## EXERCISE AIM
Set the lines down again exactly, first line through the line that contains "167, 181, 171]", with no pictures.

## EXERCISE MATERIALS
━━━━━━━━

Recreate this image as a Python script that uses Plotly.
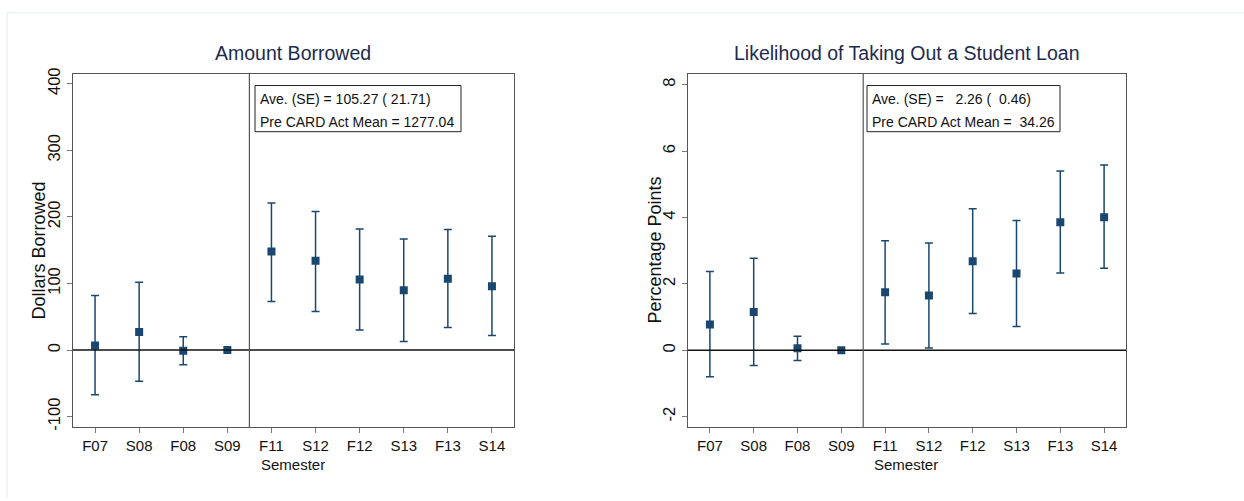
import plotly.graph_objects as go

semesters = ["F07", "S08", "F08", "S09", "F11", "S12", "F12", "S13", "F13", "S14"]

# Amount Borrowed (dollars)
amt_est = [7, 27, -1, 0, 148, 134, 106, 90, 107, 96]
amt_lo = [-67, -47, -22, None, 73, 58, 30, 13, 34, 22]
amt_hi = [82, 102, 20, None, 221, 208, 182, 167, 181, 171]

# Likelihood of taking out a student loan (percentage points)
lik_est = [0.78, 1.15, 0.06, 0.0, 1.75, 1.65, 2.68, 2.31, 3.86, 4.01]
lik_lo = [-0.80, -0.46, -0.31, None, 0.19, 0.07, 1.11, 0.72, 2.33, 2.47]
lik_hi = [2.37, 2.77, 0.42, None, 3.30, 3.23, 4.26, 3.91, 5.40, 5.58]

amt_ticks = [-100, 0, 100, 200, 300, 400]
amt_tick_labels = ["-100", "0", "100", "200", "300", "400"]
lik_ticks = [-2, 0, 2, 4, 6, 8]
lik_tick_labels = ["-2", "0", "2", "4", "6", "8"]

amt_box = ["Ave. (SE) = 105.27 ( 21.71)", "Pre CARD Act Mean = 1277.04"]
lik_box = ["Ave. (SE) = \u00a0\u00a02.26 (\u00a0\u00a00.46)", "Pre CARD Act Mean = \u00a034.26"]

NAVY = "#1a476f"
W, H = 1244, 501
FONT = "Liberation Sans, Arial, Helvetica, sans-serif"


def px(x):
    return x / W


def py(y):
    return 1 - y / H


def errs(est, lo, hi):
    plus, minus = [], []
    for e, l, h in zip(est, lo, hi):
        if l is None:
            plus.append(0)
            minus.append(0)
        else:
            plus.append(h - e)
            minus.append(e - l)
    return plus, minus


fig = go.Figure()

for est, lo, hi, xa, ya in [(amt_est, amt_lo, amt_hi, "x", "y"), (lik_est, lik_lo, lik_hi, "x2", "y2")]:
    plus, minus = errs(est, lo, hi)
    fig.add_trace(go.Scatter(
        x=list(range(len(semesters))), y=est, mode="markers",
        marker=dict(symbol="square", size=8, color=NAVY),
        error_y=dict(type="data", array=plus, arrayminus=minus, symmetric=False,
                     color=NAVY, thickness=1.5, width=4),
        xaxis=xa, yaxis=ya, showlegend=False,
    ))

axis_common = dict(showgrid=False, zeroline=False, showline=True, linecolor="#555555",
                   linewidth=1.2, mirror=True, ticks="outside", ticklen=5,
                   tickcolor="#777777")
xfont = dict(family=FONT, size=15, color="#111111")
yfont = dict(family=FONT, size=16.5, color="#111111")

fig.update_layout(
    width=W, height=H,
    margin=dict(l=0, r=0, t=0, b=0),
    paper_bgcolor="white", plot_bgcolor="white",
    xaxis=dict(domain=[px(73), px(514)], range=[-0.5, 9.5], tickvals=list(range(10)),
               ticktext=semesters, anchor="y", tickfont=xfont, **axis_common),
    yaxis=dict(domain=[py(429), py(69)], range=[-116, 415], tickvals=amt_ticks,
               ticktext=amt_tick_labels, tickangle=-90, anchor="x", tickfont=yfont, **axis_common),
    xaxis2=dict(domain=[px(688), px(1126)], range=[-0.5, 9.5], tickvals=list(range(10)),
                ticktext=semesters, anchor="y2", tickfont=xfont, **axis_common),
    yaxis2=dict(domain=[py(429), py(69)], range=[-2.32, 8.33], tickvals=lik_ticks,
                ticktext=lik_tick_labels, tickangle=-90, anchor="x2", tickfont=yfont, **axis_common),
)

shapes = []
for xa, ya in [("x", "y"), ("x2", "y2")]:
    shapes.append(dict(type="line", xref=f"{xa} domain", yref=ya, x0=0, x1=1, y0=0, y1=0,
                       line=dict(color="#111111", width=1.5)))
    shapes.append(dict(type="line", xref=xa, yref=f"{ya} domain", x0=3.5, x1=3.5, y0=0, y1=1,
                       line=dict(color="#555555", width=1.2)))
# annotation boxes
shapes.append(dict(type="rect", xref="paper", yref="paper", x0=px(255), x1=px(461),
                   y0=py(128), y1=py(81), line=dict(color="#222222", width=1)))
shapes.append(dict(type="rect", xref="paper", yref="paper", x0=px(867), x1=px(1060),
                   y0=py(128), y1=py(81), line=dict(color="#222222", width=1)))
# outer faint frame
shapes.append(dict(type="line", xref="paper", yref="paper", x0=px(7), x1=1, y0=py(7), y1=py(7),
                   line=dict(color="#e4ecec", width=1)))
shapes.append(dict(type="line", xref="paper", yref="paper", x0=px(7), x1=px(7), y0=0, y1=py(7),
                   line=dict(color="#e4ecec", width=1)))
fig.update_layout(shapes=shapes)

ann = []
TITLE_C = "#1c2b4e"
BASE = dict(xref="paper", yref="paper", showarrow=False, xanchor="center", yanchor="middle")
ann.append(dict(text="Amount Borrowed", x=px(293), y=py(48),
                font=dict(family=FONT, size=19.5, color=TITLE_C), **BASE))
ann.append(dict(text="Likelihood of Taking Out a Student Loan", x=px(906), y=py(48),
                font=dict(family=FONT, size=19.5, color=TITLE_C), **BASE))
ann.append(dict(text="Semester", x=px(293), y=py(467),
                font=dict(family=FONT, size=15, color="#111111"), **BASE))
ann.append(dict(text="Semester", x=px(906), y=py(467),
                font=dict(family=FONT, size=15, color="#111111"), **BASE))
ann.append(dict(text="Dollars Borrowed", x=px(39), y=py(249), textangle=-90,
                font=dict(family=FONT, size=18, color="#111111"), **BASE))
ann.append(dict(text="Percentage Points", x=px(655), y=py(249), textangle=-90,
                font=dict(family=FONT, size=18, color="#111111"), **BASE))
for x0, lines in [(258, amt_box), (870, lik_box)]:
    for i, t in enumerate(lines):
        b = dict(BASE)
        b["xanchor"] = "left"
        ann.append(dict(text=t, x=px(x0), y=py(95 + 23 * i),
                        font=dict(family=FONT, size=14, color="#111111"), **b))
fig.update_layout(annotations=ann)

fig.write_html("out.html", config={"displayModeBar": False},
               post_script="document.body.style.margin='0';")
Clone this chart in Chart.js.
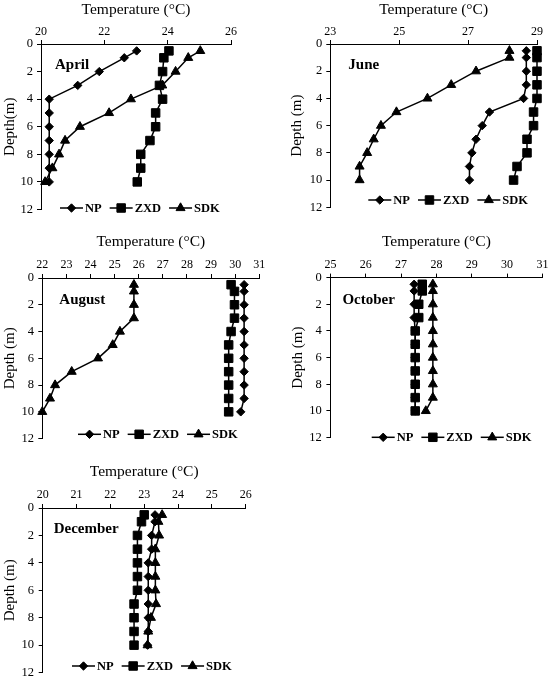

━━━━━━━━

## THE OUTPUT
Recreate this image as a Python script that uses Plotly.
import plotly.graph_objects as go

semesters = ["F07", "S08", "F08", "S09", "F11", "S12", "F12", "S13", "F13", "S14"]

# Amount Borrowed (dollars)
amt_est = [7, 27, -1, 0, 148, 134, 106, 90, 107, 96]
amt_lo = [-67, -47, -22, None, 73, 58, 30, 13, 34, 22]
amt_hi = [82, 102, 20, None, 221, 208, 182, 167, 181, 171]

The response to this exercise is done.